On Apr 19, 2010, at 4:18 PM, Uwe Stöhr wrote:

Am 19.04.2010 22:57, schrieb Marshall Feldman:

(By the way in English there is no comma before the "and" if the part
after the "and" is the last enumeration in a sentence; like in
"A, B, C and D are letters.")

The following comes from the /Chicago Manual of Style/, 15th ed.,
section 6.18:

When a conjunction joins the last two elements in a series, a comma
-- known as the serial or series comma or the Oxford comma -- should
appear before the conjunction. Chicago strongly recommends this
widely practiced usage, blessed by Fowler and other authorities (see
bibliog. 1.2), since it prevents ambiguity.

Here's an example of what the CMS is talking about:

"The meal consisted of soup, salad, and macaroni and cheese."

I was saying the same. In your example there must be a comma before the
first "and" because there is a further "and" in the last course.
In your formulas case you have only 3 courses:

so that
, and

would be wrong, because there is only one course behind the "and" and
there is no further "and" inside the last course.

I recently had the same discussion with our English LyX manual proof
reader who's working for a publishing company.

regards Uwe

The advice given by the Chicago Manual of Style does not depend on there being a further "and" in the last course.
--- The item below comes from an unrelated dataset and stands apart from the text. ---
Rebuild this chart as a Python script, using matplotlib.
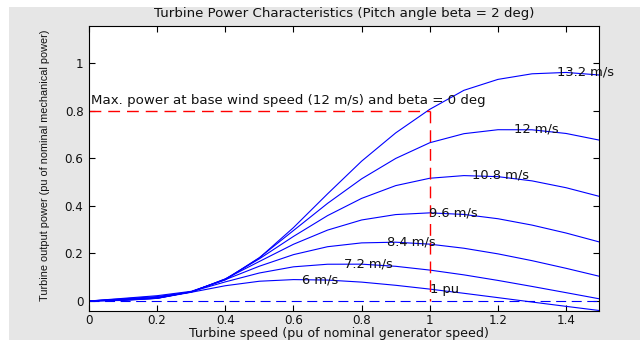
import numpy as np
import matplotlib
matplotlib.use("Agg")
import matplotlib.pyplot as plt
from matplotlib.patches import Rectangle

# ---- data ----
speed = [0.0, 0.1, 0.2, 0.3, 0.4, 0.5, 0.6, 0.7, 0.8, 0.9, 1.0, 1.1, 1.2, 1.3, 1.4, 1.5]

p_6 = [0.0, 0.0024, 0.0114, 0.0367, 0.0643, 0.0832, 0.0901, 0.0881, 0.0795, 0.0661,
       0.0501, 0.0325, 0.0142, -0.0043, -0.0225, -0.0404]
p_7_2 = [0.0, 0.0033, 0.0111, 0.0392, 0.0805, 0.1179, 0.1438, 0.1547, 0.1550, 0.1460,
         0.1301, 0.1100, 0.0866, 0.0613, 0.0351, 0.0086]
p_8_4 = [0.0, 0.0045, 0.0117, 0.0389, 0.0899, 0.1465, 0.1951, 0.2284, 0.2445, 0.2474,
         0.2391, 0.2220, 0.1983, 0.1697, 0.1375, 0.1032]
p_9_6 = [0.0, 0.0059, 0.0132, 0.0383, 0.0930, 0.1664, 0.2387, 0.2983, 0.3409, 0.3636,
         0.3708, 0.3641, 0.3461, 0.3193, 0.2859, 0.2474]
p_10_8 = [0.0, 0.0074, 0.0157, 0.0375, 0.0927, 0.1776, 0.2717, 0.3592, 0.4317, 0.4854,
          0.5164, 0.5275, 0.5231, 0.5053, 0.4765, 0.4392]
p_12 = [0.0, 0.0092, 0.0188, 0.0384, 0.0908, 0.1823, 0.2965, 0.4107, 0.5140, 0.5997,
        0.6658, 0.7038, 0.7205, 0.7202, 0.7047, 0.6760]
p_13_2 = [0.0, 0.0111, 0.0224, 0.0408, 0.0892, 0.1816, 0.3088, 0.4508, 0.5883, 0.7072,
          0.8064, 0.8862, 0.9322, 0.9557, 0.9614, 0.9503]

series = [p_6, p_7_2, p_8_4, p_9_6, p_10_8, p_12, p_13_2]
wind_labels = ["6 m/s", "7.2 m/s", "8.4 m/s", "9.6 m/s", "10.8 m/s", "12 m/s", "13.2 m/s"]
# maximum-power point of each curve (where the label is written)
peak_speed = [0.624, 0.748, 0.873, 0.998, 1.123, 1.247, 1.372]
peak_power = [0.090, 0.156, 0.248, 0.371, 0.528, 0.724, 0.962]

base_speed = 1.0
base_power = 0.8

xticks = [0, 0.2, 0.4, 0.6, 0.8, 1.0, 1.2, 1.4]
xticklabels = ["0", "0.2", "0.4", "0.6", "0.8", "1", "1.2", "1.4"]
yticks = [0, 0.2, 0.4, 0.6, 0.8, 1.0]
yticklabels = ["0", "0.2", "0.4", "0.6", "0.8", "1"]

# ---- figure ----
plt.rcParams['font.family'] = ['DejaVu Sans']
FS = 9.4
TXT = "#111111"
W, H = 644, 340
fig = plt.figure(figsize=(W / 100, H / 100), dpi=100, facecolor="white")
fig.patches.append(Rectangle((9 / W, 0), (640 - 9) / W, 1 - 7 / H,
                             transform=fig.transFigure, facecolor="#e6e6e6",
                             edgecolor="none", zorder=-10))

ax = fig.add_axes([89 / W, (H - 311) / H, (598.5 - 89) / W, (311 - 25.7) / H])
ax.set_zorder(1)
ax.set_facecolor("white")

blue = "#0000ff"
for y in series:
    ax.plot(speed, y, color=blue, lw=0.8, solid_joinstyle="round")

for sx, sy, lab in zip(peak_speed, peak_power, wind_labels):
    ax.text(sx, sy, lab, ha="left", va="center", fontsize=FS, color=TXT)

# zero line (blue dashed)
ax.plot([0, 1.5], [0, 0], color=blue, lw=0.8, dashes=(9, 5))
# red dashed base lines
ax.plot([0, base_speed], [base_power, base_power], color="red", lw=1.0, dashes=(8.5, 5))
ax.plot([base_speed, base_speed], [base_power, 0], color="red", lw=1.0, dashes=(8.5, 5))

ax.text(0.005, 0.845, "Max. power at base wind speed (12 m/s) and beta = 0 deg",
        ha="left", va="center", fontsize=9.6, color=TXT)
ax.text(1.0, 0.047, "1 pu", ha="left", va="center", fontsize=FS, color=TXT)

ax.set_xlim(0, 1.495)
ax.set_ylim(-0.042, 1.158)
ax.set_xticks(xticks)
ax.set_xticklabels(xticklabels)
ax.set_yticks(yticks)
ax.set_yticklabels(yticklabels)
ax.tick_params(direction="in", length=4, width=0.8, top=True, right=True,
               labelsize=8.6, labelcolor=TXT)
ax.tick_params(axis="x", pad=2.3)
ax.tick_params(axis="y", pad=4)
for s in ax.spines.values():
    s.set_linewidth(0.8)
    s.set_color("black")

ax.set_title("Turbine Power Characteristics (Pitch angle beta = 2 deg)", fontsize=9.6,
             pad=0, y=1.0435, va="center", color=TXT)
ax.set_xlabel("Turbine speed (pu of nominal generator speed)", fontsize=9.1, color=TXT)
ax.xaxis.set_label_coords(0.49, -29.5 / 285.3)
ax.xaxis.label.set_va("bottom")
ax.set_ylabel("Turbine output power (pu of nominal mechanical power)", fontsize=7.8,
              color=TXT, family=["Liberation Sans", "DejaVu Sans"])
ax.yaxis.set_label_coords(-0.0864, 0.51)
ax.yaxis.label.set_va("center")

fig.savefig("out.png", dpi=100, facecolor=fig.get_facecolor())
To reduce the chance of ambiguity, they recommend inserting the Oxford comma whenever "a conjunction joins the last two elements in a series." Here's a humorous example in a book dedication (from wikipedia):

To my parents, Ayn Rand and God.
To my parents, Ayn Rand, and God.

But the Oxford comma can also introduce ambiguity:

My mother, Ayn Rand, and God.

In the punctuation world, there's no general agreement on the use of the Oxford comma, just various organizations going one way of the other.